If another organization decides to buy such a business, it doesn’t just pay for its easily identifiable assets like cash and equipment – it also has to account for these more elusive qualities. The amount the buyer pays beyond the book value of these identifiable assets is recorded as a separate asset called “goodwill.” (This doesn't mean the company owner can just make up a goodwill figure willy-nilly. The Financial Accounting Standards Board provides guidelines.)
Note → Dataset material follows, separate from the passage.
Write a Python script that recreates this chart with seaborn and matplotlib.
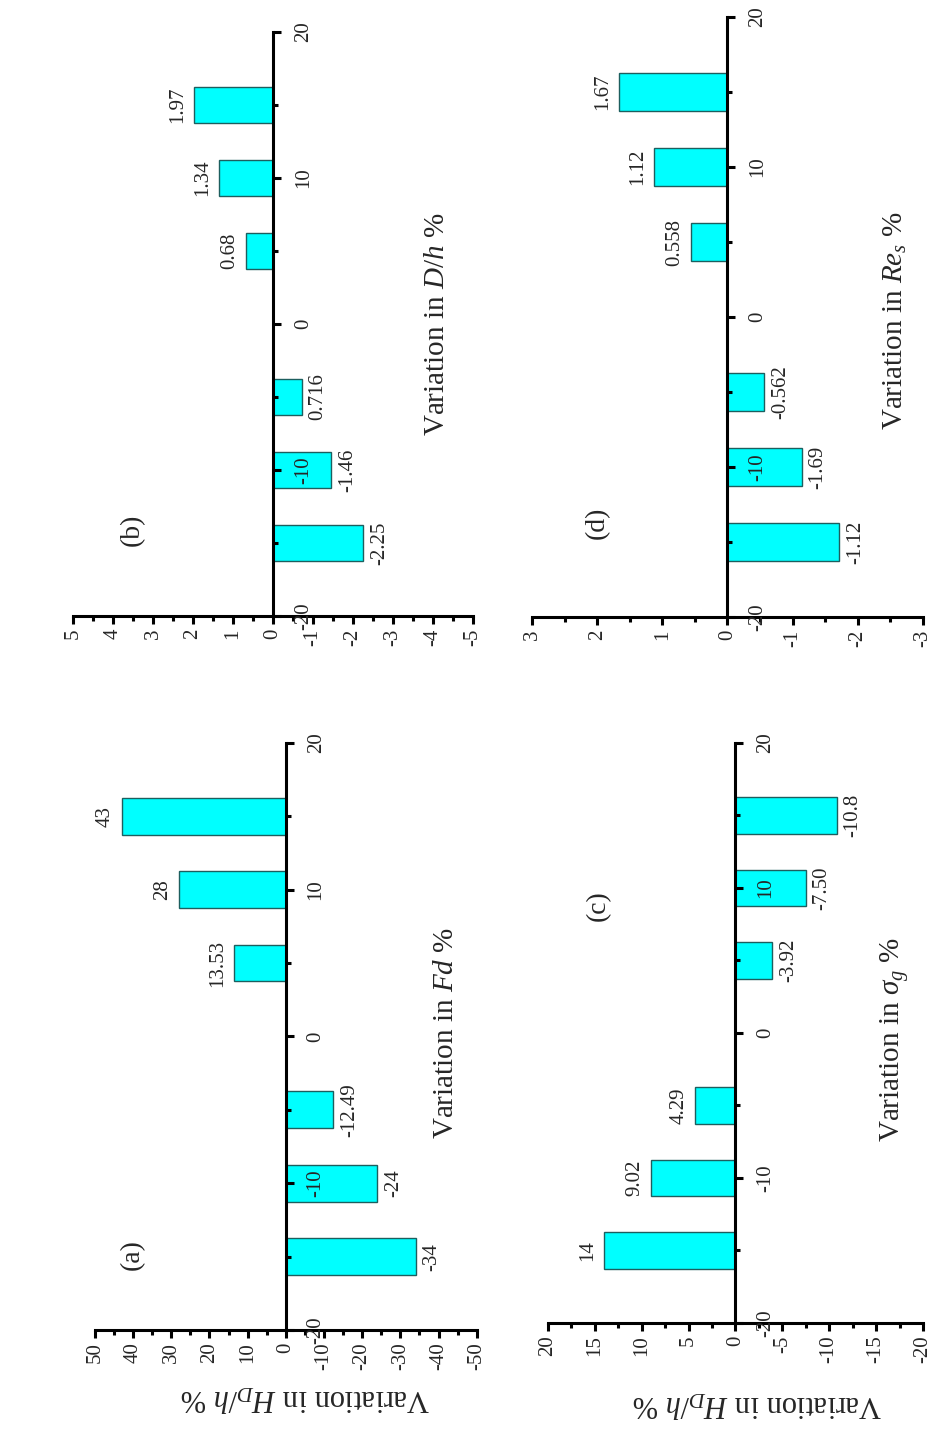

Let’s say a clothing retailer, the fictitious Teal Orchid, has identifiable assets of $750,000, which includes the current value of its real estate, inventory, cash and accounts receivables. Yet when a larger entity, Samantha & Steve Fashions, purchases the clothier, it agrees to pay $850,000. Why? Because, with the Teal Orchid’s strong reputation, the buyer hopes it can more than make up for the extra amount in the long run.

The $100,000 beyond the value of its other assets goes under goodwill on the balance sheet. If the value of goodwill remains the same or increases, the amount entered there goes untouched.

The amount can change, however, if this goodwill declines. If that’s the case, the company undergoes what’s known as “goodwill impairment.” Perhaps, a year after the acquisition, the Teal Orchid division is only worth $800,000 in total. Not only does the amount of the asset take a hit, but so do Samantha & Steve’s earnings. That’s because it must now record that $50,000 impairment as an expense on its income statement.

While such write-downs don’t always attract much attention from the investment community, they can say a lot about whether the merger’s success or lack thereof. If the parent company has to keep revising its goodwill amount, it’s often a sign that it overpaid for another business and isn’t seeing the predicted returns. (Goodwill is calculated a little differently from intangible assets as a whole. Read more: Goodwill vs. Other Intangible Assets)

The Bottom Line

By definition, companies with a large amount of goodwill attract higher purchase prices. If the goodwill amount gets written down after the acquisition, however, it could be a clue that the buyout isn't working out well.